The next time that I read that an automotive procedure is a real Pain In The Ass I'm going to think twice about doing it myself.
I finally got around to replacing my rear brake pads this weekend. It hadn't been an emergency before Christmas, so I had put off doing it for a while, and finally thought that this weekend would be a good time to get my hands greasy (Figuring that if I got out my testosterone that way, then I wouldn't feel bad about not watching the Super Bowl). I took Ishy on a failed expidition to find Fort Funston in S.F. yesterday (don't go on John Muir Road, it's right off of 35) and got back at 2:00 P.M. yesterday. Figuring that gave me 3+ hours of daylight, and that an hour per tire was a good measure (it was right for the fronts with no experience, so I figure it would be good for the more challenging rears with some experience) I lifted the car and started to work.
All was well until I got to the part where you have to push the fully extended (because the pads are so thin) piston all the way in to make room for the new fuller pads. On the front axle you do this by applying preassure with a C-clamp before you remove the calipers.
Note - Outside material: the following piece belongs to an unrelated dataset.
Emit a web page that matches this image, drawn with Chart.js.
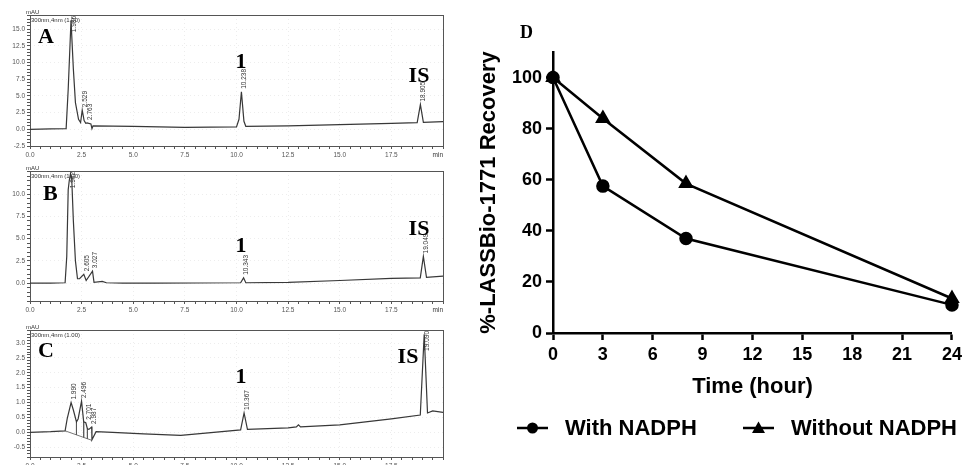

On the rear axle (since it's where the emergency brake goes), you do this by actually screwing in the piston. And the only grip you get is these two small notches at either end of a diameter.
So there is a 'proper' tool for this (we'll come to that later), but without it you have to do what I did which is to apply about as much torque as is reasonably possible to a pair of needle nose pliers while applying also as much force as is reasonably possible to keep the points wedged into the notches and rotate clockwise. After an hour or more of gruelling work, I finally was able to get the first piston in place and reattach the caliper to the rotor.
The problem is that the last few turns were easy, and so drunk on power I figured that I could get the other one done with plenty of time before the sun went down. Boy was I wrong.
After two hours of grunting and turning I finally conceeded that the dark and hunger were winning. I think part of this was that the other piston had been extended further, and that also the muscles in my hand were a cramping tired mess. I went to get dinner and tried again for another half hour or so with a head lamp before finally giving up for the night.
But, I'm extraordinarily paranoid and live in California, so my mind kept running to thoughts of earthquakes in the middle of the night throwing my car off the jacks and onto it's poor untired rotor. After some extremem mental anguish I went and put the tire back on inspite of it's brake not being attached, just in case it fell in the night.
Anyway, this morning I took a walk to Pep Boys and found the 'proper' tool for the job. Usually I'm against unitaskers (I liked Alton Brown's reasonings here), but this was a $10 tool that was going to save me hours of work, which easily made it a cost effective decision in my book. Anyway the break piston tool (that's really it's name) is a cube with 3/8 inch holes on all the sides (for a socket wrench to attach) and little nubbins of all sorts of shapes to fit whatever your pistons notches happened to look like.
Even with the tool though, the operation was still a major PITA and took anouther half hour of gruelling arm work. Mostly the problems stemmed from not having a third arm (I hate how often that's the case with mechanical work) but eventually I made do. And am now driving with a very safe amount of brake pad on all four tires.
Of course after I violated my poor Sally like that (Lifting her dress and leaving her ass facing the street all night, and then grinding away at her again in the morning), I figured I should give her a treat, so we went to the car wash. She looks very pretty now, I just hope she forgives me.